Google’s most recent play on payments doesn’t seem to have rattled PayPal.
Yesterday, the tech giant announced the ability for users to pay each other from their Android Gmail apps—which, yes, is a clear step into the P2P space and thus a move on PayPal’s territory.
However, the news is not exactly a large step (these money transfers were available before, for desktop), and it’s not something that seemingly warrants the all-caps reactions it’s been getting on Twitter:
PAYPAL HOLDINGS SHARES MOVE LOWER AFTER GOOGLE INTRODUCES FEATURE TO SHARE MONEY THROUGH GMAIL APP ON ANDROID; LAST DOWN 1.5 PCT
— *Walter Bloomberg (@DeItaOne) March 14, 2017
While PayPal has yet to offer comment on Gmail’s new P2P offering, the company’s stock appeared to speak for it, and it closed yesterday at a decline … of less than 2%.
PayPal closed the day down 1.5% in price at $42.10, a blip that would have been ignored, most likely, had it happened on any other day.
Taking out the stock glitch, then, does Google’s new play really mean anything for PayPal?
Talie Baker, an analyst for the Aite Group, told Bank Innovation:
Google Wallet has reinvented itself – it started out facilitating mobile merchant payments and because those types of payment are slower to take off than anticipated, it moved this capability to Android Pay and made Google Wallet a P2P service.
Looking at the various competitors in the marketplace, I think Google Wallet has a way to go to be able to take on PayPal/Venmo, or Square, or Zelle.
Google’s potential impact on payments shouldn’t be ignored—but as it stands, PayPal currently operates one of the top digital and mobile wallet services in the world, with nearly 200 million active customer accounts.

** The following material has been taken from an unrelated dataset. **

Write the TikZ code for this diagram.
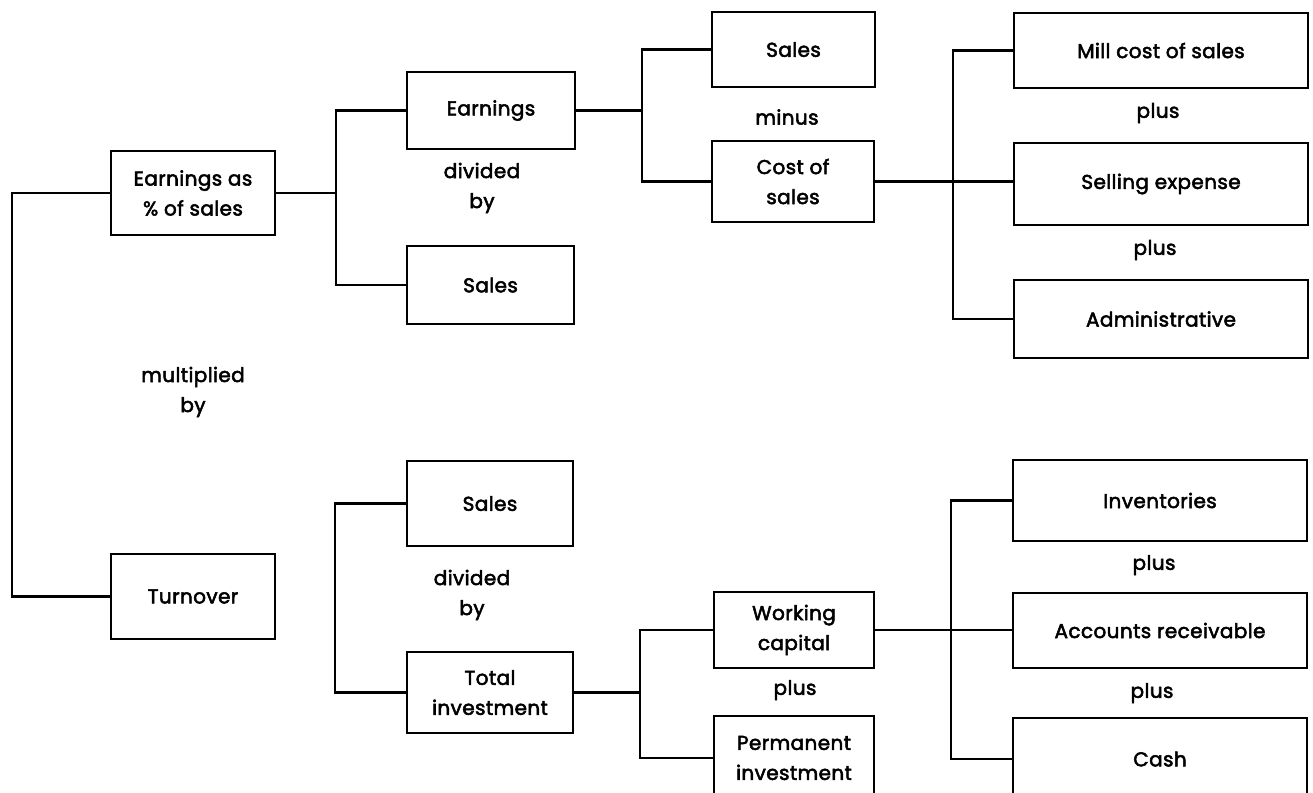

When it comes to P2P, the company is the parent of Venmo, an app whose name has become nearly synonymous with the act of sending money direct from one person to the next. As of the fourth quarter of 2016, Venmo’s payment volume was upwards of $5 billion.
James Wester, research director, worldwide payment solutions at IDC Financial Insights, told Bank Innovation:
For P2P, the user experience is critical all the way through the process—including onboarding, loading funds and cashing out. The big issue I see for Google going forward, and really any P2P provider going after consumers with an existing relationship to a financial institution, is how to make signing up and cashing out easier. Given the requirements for KYC and AML, that may not ever be particularly simple. Zelle, on the other hand, will, presumably, already have the necessary information, so accessing cash to send and receive will be automatic. (Venmo has built its base out of consumers who don’t have that banking relationship, so they use the app itself as a de facto DDA.)
Google’s success with smartphones, mobile apps, data, and other technologies aside, the company’s previous payment initiatives, such as its “Hands Free” payment initiative, did not duplicate PayPal’s level of adoption, transaction volume, or brand loyalty.
The company’s Gmail service has a high number of users—more than 1 billion, as of yearend 2016—which should help with adoption of the P2P offering, but as of now, it’s a little too early to state (with any certainty) that the offering will cut into PayPal’s dominance of the space.